[Begin]

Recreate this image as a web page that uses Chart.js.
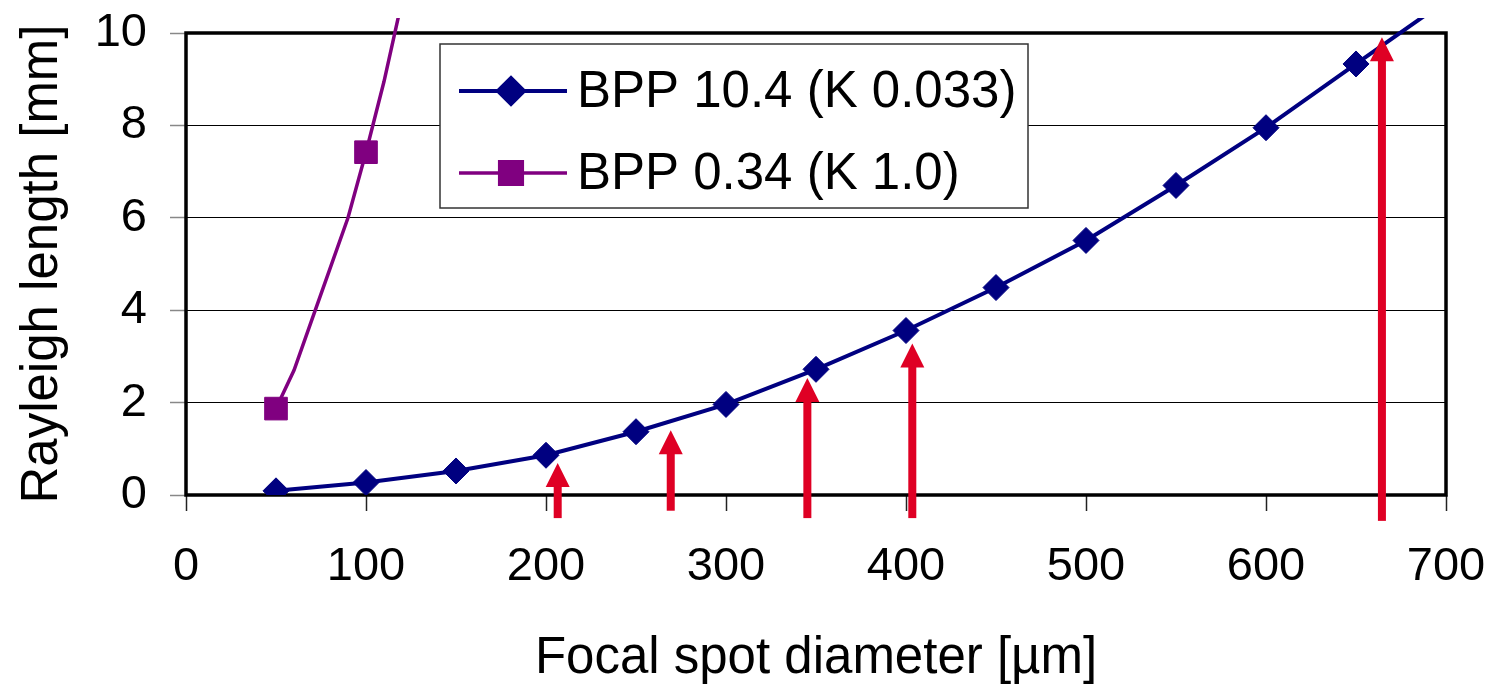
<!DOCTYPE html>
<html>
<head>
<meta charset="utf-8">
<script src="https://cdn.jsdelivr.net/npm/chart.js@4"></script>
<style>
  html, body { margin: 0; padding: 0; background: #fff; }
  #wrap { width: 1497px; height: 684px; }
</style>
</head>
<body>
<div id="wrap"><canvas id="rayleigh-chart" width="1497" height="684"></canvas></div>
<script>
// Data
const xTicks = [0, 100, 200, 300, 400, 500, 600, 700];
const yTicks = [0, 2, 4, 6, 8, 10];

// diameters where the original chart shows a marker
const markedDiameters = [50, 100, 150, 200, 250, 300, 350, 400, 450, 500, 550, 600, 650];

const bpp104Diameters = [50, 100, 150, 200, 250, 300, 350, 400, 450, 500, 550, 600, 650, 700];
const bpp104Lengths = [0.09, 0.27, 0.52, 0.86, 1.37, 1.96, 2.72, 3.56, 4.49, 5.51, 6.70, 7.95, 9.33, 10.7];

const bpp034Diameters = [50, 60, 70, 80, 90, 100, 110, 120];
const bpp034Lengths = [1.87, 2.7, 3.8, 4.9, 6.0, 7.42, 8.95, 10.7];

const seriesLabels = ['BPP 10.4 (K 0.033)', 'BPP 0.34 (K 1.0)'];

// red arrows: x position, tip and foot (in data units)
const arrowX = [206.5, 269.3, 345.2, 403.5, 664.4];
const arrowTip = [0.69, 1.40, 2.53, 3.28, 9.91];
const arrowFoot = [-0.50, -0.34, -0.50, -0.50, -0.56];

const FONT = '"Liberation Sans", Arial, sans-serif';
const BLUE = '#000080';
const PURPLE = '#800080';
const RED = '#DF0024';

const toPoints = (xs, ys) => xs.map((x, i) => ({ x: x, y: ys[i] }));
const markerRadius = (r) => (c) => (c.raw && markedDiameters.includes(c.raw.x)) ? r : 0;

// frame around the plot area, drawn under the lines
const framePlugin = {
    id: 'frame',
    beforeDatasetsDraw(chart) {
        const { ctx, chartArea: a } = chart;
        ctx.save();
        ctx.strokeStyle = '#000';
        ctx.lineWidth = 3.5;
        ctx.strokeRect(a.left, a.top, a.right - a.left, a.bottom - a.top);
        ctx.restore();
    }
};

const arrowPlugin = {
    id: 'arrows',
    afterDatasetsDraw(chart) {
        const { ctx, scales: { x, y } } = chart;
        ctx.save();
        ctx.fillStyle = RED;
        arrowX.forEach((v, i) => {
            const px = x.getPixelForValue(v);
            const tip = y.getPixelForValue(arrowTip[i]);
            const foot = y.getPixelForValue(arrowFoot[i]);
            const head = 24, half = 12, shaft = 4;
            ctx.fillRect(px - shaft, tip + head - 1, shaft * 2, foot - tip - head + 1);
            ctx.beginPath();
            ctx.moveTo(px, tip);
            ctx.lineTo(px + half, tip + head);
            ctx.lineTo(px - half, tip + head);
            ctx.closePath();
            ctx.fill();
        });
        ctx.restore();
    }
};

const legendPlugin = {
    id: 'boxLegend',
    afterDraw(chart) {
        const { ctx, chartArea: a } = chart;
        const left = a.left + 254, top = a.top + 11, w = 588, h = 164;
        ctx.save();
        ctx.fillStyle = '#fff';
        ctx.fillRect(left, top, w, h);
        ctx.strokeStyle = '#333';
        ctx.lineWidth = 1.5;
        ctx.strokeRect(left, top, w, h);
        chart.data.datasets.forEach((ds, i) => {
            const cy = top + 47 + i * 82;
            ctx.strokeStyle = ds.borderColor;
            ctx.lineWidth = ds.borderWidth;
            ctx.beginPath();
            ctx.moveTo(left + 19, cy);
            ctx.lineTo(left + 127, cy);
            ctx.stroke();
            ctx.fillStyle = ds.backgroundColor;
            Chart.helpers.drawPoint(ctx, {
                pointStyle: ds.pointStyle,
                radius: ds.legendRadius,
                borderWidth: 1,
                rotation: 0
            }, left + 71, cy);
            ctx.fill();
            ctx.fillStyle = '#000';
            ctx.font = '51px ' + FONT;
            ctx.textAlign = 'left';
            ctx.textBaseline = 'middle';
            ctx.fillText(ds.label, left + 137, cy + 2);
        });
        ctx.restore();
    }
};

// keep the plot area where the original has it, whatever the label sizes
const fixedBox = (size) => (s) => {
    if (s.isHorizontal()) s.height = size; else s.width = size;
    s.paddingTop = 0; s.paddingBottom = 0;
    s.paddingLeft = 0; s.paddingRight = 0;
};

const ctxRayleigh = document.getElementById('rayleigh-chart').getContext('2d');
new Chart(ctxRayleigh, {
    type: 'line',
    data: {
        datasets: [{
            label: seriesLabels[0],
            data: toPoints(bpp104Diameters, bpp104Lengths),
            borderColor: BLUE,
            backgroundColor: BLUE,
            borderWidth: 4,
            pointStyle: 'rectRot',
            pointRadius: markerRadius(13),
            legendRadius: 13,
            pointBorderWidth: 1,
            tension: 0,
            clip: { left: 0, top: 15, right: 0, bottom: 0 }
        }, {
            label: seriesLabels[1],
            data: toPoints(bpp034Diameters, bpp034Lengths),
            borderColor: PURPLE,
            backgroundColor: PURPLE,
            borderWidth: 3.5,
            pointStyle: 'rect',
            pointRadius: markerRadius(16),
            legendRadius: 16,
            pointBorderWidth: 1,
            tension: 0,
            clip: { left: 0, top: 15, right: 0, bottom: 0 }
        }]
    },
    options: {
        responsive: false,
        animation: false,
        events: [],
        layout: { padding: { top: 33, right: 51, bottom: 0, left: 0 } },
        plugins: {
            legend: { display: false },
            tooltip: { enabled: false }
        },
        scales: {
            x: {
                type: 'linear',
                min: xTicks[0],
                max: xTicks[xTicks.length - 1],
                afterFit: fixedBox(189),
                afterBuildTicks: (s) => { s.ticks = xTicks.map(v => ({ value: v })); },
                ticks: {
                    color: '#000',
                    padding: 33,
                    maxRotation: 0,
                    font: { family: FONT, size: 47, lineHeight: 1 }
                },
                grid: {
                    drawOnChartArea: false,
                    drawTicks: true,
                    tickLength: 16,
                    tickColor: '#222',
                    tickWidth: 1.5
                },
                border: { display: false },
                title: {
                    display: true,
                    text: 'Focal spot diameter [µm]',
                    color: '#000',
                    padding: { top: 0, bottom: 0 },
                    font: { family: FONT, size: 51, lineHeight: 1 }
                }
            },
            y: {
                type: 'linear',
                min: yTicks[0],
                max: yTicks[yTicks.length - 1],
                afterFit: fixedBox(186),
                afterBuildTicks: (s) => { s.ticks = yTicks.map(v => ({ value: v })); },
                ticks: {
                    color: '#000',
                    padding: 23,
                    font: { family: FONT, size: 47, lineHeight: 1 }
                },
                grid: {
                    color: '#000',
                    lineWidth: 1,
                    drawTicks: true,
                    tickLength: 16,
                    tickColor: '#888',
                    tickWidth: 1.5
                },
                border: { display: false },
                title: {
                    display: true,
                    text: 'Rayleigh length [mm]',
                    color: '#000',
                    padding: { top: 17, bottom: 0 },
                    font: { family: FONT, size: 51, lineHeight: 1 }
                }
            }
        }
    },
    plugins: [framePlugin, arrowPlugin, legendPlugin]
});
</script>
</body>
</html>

[End]
[Begin]

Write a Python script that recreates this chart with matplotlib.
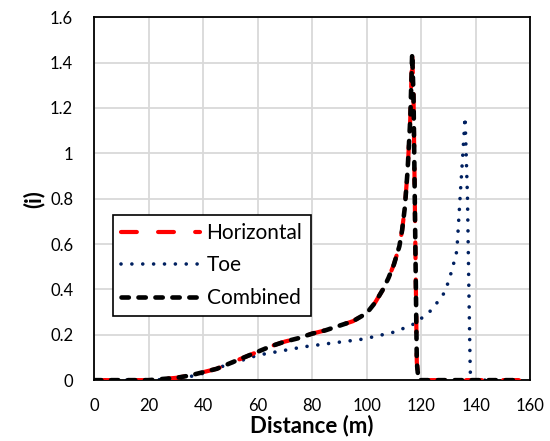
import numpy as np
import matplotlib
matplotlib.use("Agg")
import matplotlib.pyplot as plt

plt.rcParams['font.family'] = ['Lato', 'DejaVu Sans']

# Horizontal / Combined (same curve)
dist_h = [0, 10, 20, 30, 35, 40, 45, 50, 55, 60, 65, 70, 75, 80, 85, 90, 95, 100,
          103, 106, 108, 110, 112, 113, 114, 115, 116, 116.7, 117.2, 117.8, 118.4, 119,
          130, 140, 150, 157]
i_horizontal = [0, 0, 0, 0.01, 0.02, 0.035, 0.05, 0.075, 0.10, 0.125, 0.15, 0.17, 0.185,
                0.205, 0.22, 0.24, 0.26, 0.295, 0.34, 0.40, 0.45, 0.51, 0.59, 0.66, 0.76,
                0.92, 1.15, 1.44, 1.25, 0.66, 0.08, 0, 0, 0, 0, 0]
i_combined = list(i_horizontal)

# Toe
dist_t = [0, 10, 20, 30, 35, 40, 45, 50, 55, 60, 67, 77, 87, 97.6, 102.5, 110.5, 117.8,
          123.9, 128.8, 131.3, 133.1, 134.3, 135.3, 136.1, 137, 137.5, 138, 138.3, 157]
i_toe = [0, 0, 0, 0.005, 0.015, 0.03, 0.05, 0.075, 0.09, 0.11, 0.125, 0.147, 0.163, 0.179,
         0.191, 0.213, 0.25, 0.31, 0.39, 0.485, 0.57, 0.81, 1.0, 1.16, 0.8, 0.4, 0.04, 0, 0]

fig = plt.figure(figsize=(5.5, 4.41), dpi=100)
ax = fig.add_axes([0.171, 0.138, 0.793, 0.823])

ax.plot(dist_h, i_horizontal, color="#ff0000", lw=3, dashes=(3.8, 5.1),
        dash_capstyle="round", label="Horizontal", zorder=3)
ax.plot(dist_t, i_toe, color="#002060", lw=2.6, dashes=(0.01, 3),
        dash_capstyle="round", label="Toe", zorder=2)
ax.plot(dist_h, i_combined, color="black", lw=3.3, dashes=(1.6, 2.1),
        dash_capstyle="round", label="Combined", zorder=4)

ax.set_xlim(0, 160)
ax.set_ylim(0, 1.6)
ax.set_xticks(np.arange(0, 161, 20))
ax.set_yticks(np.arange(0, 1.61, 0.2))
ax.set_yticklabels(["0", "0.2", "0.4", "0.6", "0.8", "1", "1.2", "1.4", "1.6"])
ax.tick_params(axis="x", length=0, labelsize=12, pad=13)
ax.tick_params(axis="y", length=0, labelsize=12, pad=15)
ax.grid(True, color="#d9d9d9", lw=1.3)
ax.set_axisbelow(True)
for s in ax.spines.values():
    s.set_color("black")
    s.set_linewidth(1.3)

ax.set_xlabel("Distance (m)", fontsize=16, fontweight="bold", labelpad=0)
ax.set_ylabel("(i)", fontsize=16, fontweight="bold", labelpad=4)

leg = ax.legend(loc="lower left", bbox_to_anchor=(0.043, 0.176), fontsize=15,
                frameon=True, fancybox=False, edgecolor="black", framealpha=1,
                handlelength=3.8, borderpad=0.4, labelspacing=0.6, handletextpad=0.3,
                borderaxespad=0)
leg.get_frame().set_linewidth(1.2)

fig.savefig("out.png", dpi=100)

[End]
[Begin]

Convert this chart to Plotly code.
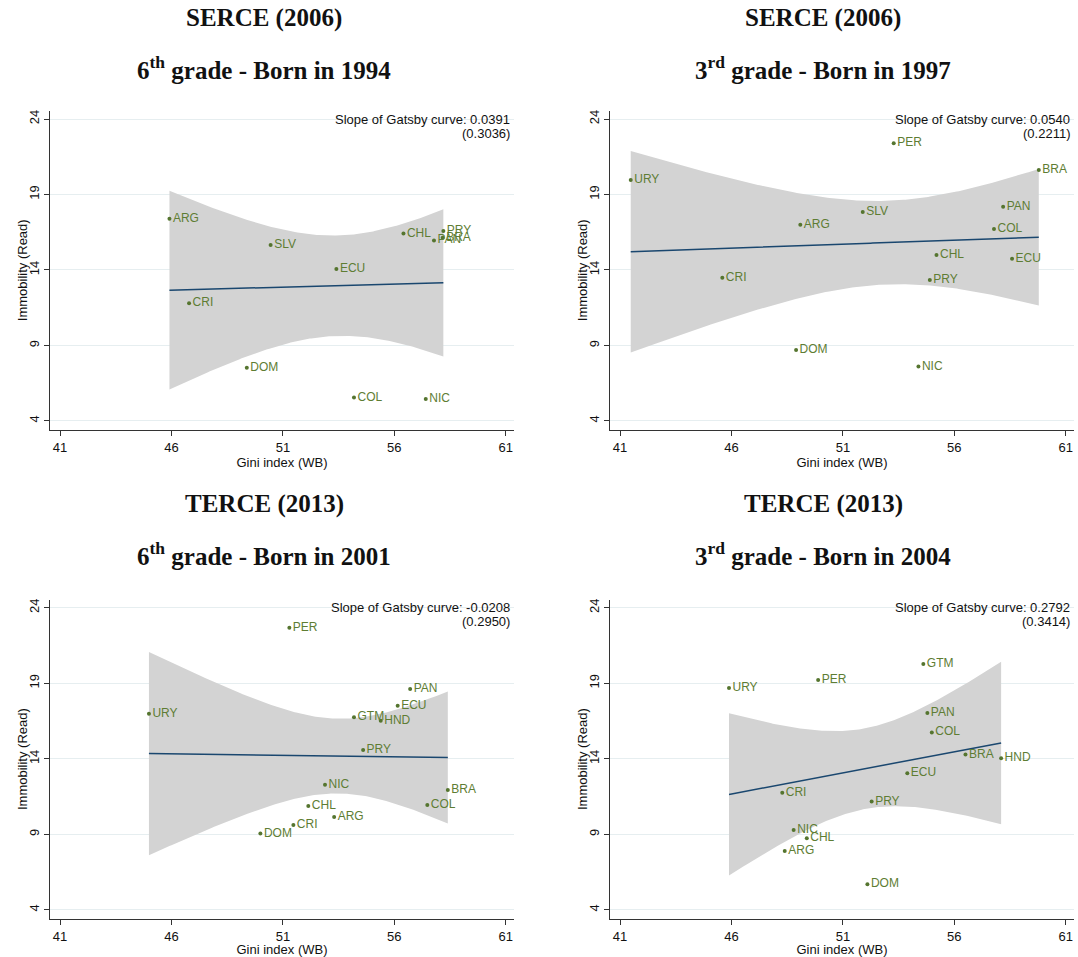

[End]

GIVEN INSTRUCTION:
Extract the part of the records that opens with the line containing "Recreate this image" and closes with the line containing "const yTicks = [0, 2, 4, 6, 8, 10];". Take only those lines, exactly, and no pictures.

FINISHED TASK:
Recreate this image as a web page that uses Chart.js.
<!DOCTYPE html>
<html>
<head>
<meta charset="utf-8">
<script src="https://cdn.jsdelivr.net/npm/chart.js@4"></script>
<style>
  html, body { margin: 0; padding: 0; background: #fff; }
  #wrap { width: 1497px; height: 684px; }
</style>
</head>
<body>
<div id="wrap"><canvas id="rayleigh-chart" width="1497" height="684"></canvas></div>
<script>
// Data
const xTicks = [0, 100, 200, 300, 400, 500, 600, 700];
const yTicks = [0, 2, 4, 6, 8, 10];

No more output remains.